The Hofstra Wind Ensemble and Symphonic Band filled the John Cranford Adams Playhouse with the music of Johann Sebastian Bach, Leonard Bernstein and others on Dec. 3, under the direction of James McCrann and Peter Boonshaft. With a mix of classics like Bach’s “Toccata and Fugue in D Minor” and more modern compositions that included “An American Elegy” by Frank Ticheli, both ensembles gave the audience an impressive performance.
The highlight of the first half of the concert was the Wind Ensemble’s rendition of “Overture to ‘Candide,’” by Bernstein. Overshadowed by “West Side Story,” the lesser-known Bernstein Broadway work was rewritten by the composer in 1989 as a concert band piece. Including the two main themes of the musical, the performers played the overture with an energy that was perfect for opening the show – which was what Bernstein had intended it to be for.
The Symphonic Band opened the second half with “Kirkpatrick Fanfare” by Andrew Boysen, but the most impressive and memorable pieces came at the end of the program. Ticheli’s “An American Elegy” was written in memory of the people who lost their lives in the Columbine High School shooting in 1999. Ticheli had wanted to include the melody of the school’s alma mater before discovering that they didn’t have one. So he composed that as well, and then wove it through the harmonies of the tribute piece. It was a long, emotional piece that gave both the low brass instruments and the clarinet section a chance to show off their talent.
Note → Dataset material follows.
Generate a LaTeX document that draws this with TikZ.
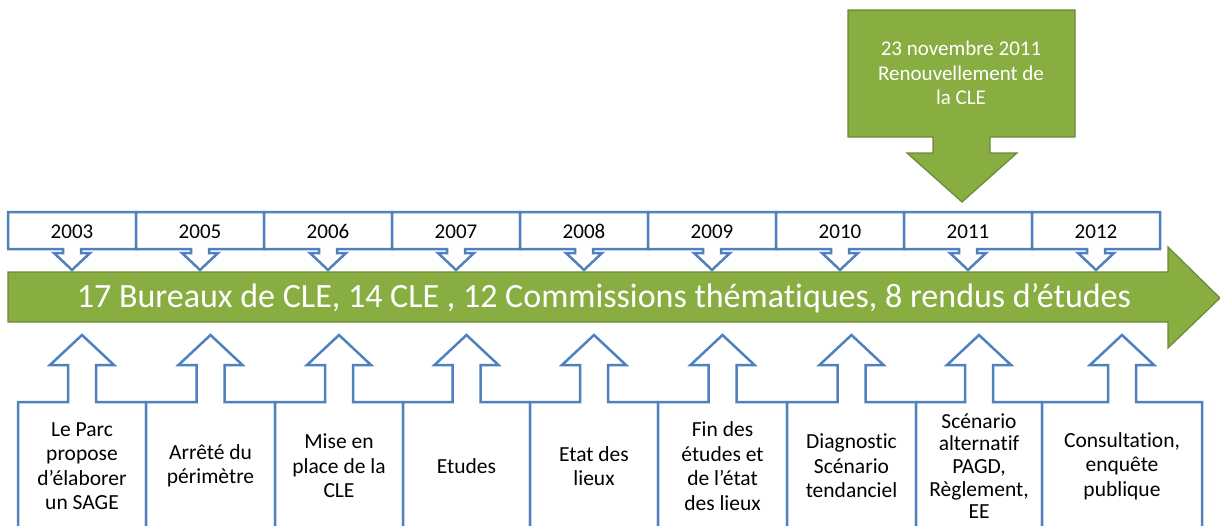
\documentclass[tikz,border=0pt]{standalone}
\usepackage{fontspec}
\setmainfont{Carlito}[Ligatures=NoCommon]
\usepackage{xcolor}
\usepackage{tikz}
\usetikzlibrary{positioning,calc}
\definecolor{calloutblue}{RGB}{79,129,189}
\definecolor{sagegreen}{RGB}{136,174,66}
\definecolor{sagedark}{RGB}{108,136,56}

\begin{document}
\begin{tikzpicture}[x=1pt, y=-1pt,
    bluecallout/.style={draw=calloutblue, line width=2.5pt, fill=white, line join=miter},
    greenshape/.style={draw=sagedark, line width=1.2pt, fill=sagegreen},
    yearlabel/.style={font=\fontsize{21}{24.5}\selectfont, text=black, anchor=base},
    steplabel/.style={font=\fontsize{21.5}{24.5}\selectfont, align=center, text=black}]
    \useasboundingbox (0,0) rectangle (1220,525);
    \clip (0,0) rectangle (1220,525);

    % Renouvellement de la CLE
    \draw[greenshape] (848,10) -- (1075,10) -- (1075,137) -- (990,137) -- (990,153) -- (1017,153)
        -- (962,202) -- (907,153) -- (933,153) -- (933,137) -- (848,137) -- cycle;
    \node[font=\fontsize{21}{24.5}\selectfont, text=white, align=center] (renouv) at (961,73)
        {23 novembre 2011\\Renouvellement de\\la CLE};

    % Main arrow
    \draw[greenshape] (8,272) -- (1168,272) -- (1168,247) -- (1220,298) -- (1168,348) -- (1168,322) -- (8,322) -- cycle;
    \node[font=\fontsize{34}{40}\selectfont, text=white] (bandeau) at (604,298)
        {17 Bureaux de CLE, 14 CLE , 12 Commissions thématiques, 8 rendus d’études};

    % Years
    \foreach \yr [count=\i from 0, evaluate=\i as \xa using 8+128*\i, evaluate=\i as \cx using 72+128*\i]
        in {2003,2005,2006,2007,2008,2009,2010,2011,2012} {
        \draw[bluecallout] (\xa,212) -- (\xa+128,212) -- (\xa+128,249) -- (\cx+9,249) -- (\cx+9,253) -- (\cx+18,253)
            -- (\cx,270) -- (\cx-18,253) -- (\cx-9,253) -- (\cx-9,249) -- (\xa,249) -- cycle;
        \node[yearlabel] (y\yr) at (\cx,238.5) {\yr};
    }

    % Steps
    \foreach \xa/\xb/\txt [count=\i, evaluate=\xa as \cx using (\xa+\xb)/2] in {
        18/146/{Le Parc\\propose\\d’élaborer\\un SAGE},
        146/275/{Arrêté du\\périmètre},
        275/403/{Mise en\\place de la\\CLE},
        403/530/{Etudes},
        530/658/{Etat des\\lieux},
        658/787/{Fin des\\études et\\de l’état\\des lieux},
        787/916/{Diagnostic\\Scénario\\tendanciel},
        916/1042/{Scénario\\[-1.8pt]alternatif\\[-1.8pt]PAGD,\\[-1.8pt]Règlement,\\[-1.8pt]EE},
        1042/1202/{Consultation,\\enquête\\publique}} {
        \draw[bluecallout] (\xa,535) -- (\xa,402) -- (\cx-14,402) -- (\cx-14,365) -- (\cx-32,365) -- (\cx,335)
            -- (\cx+32,365) -- (\cx+14,365) -- (\cx+14,402) -- (\xb,402) -- (\xb,535);
        \node[steplabel] (s\i) at (\cx,466) {\txt};
    }

\end{tikzpicture}
\end{document}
To close out, the concert the band played a three-movement piece entitled “Escape from Plato’s Cave,” by Stephen Melillo. Each section was featured in a different way at one point or another, but no one section had a bigger impact on the piece than the percussionists and freshman pianist Sam Falotico. The piece is based on Plato’s cave-dweller story in which the people of the Underworld are visited by the Man of Light who tells them about the world outside. The drastic dynamics and rapid chord changes told the story just as well as the program notes did.
Even though the piece is made up of three movements, the sound never stopped. To break between each movement, the timpani kept a steady beat. Heavy drumbeats along with Falotico’s sixteenth note runs added an intensity to the piece that contrasted the one that came before it, making the student performers seem more like professionals on a night when McCrann and Boonshaft led the wind ensemble and symphonic band to a successful concert.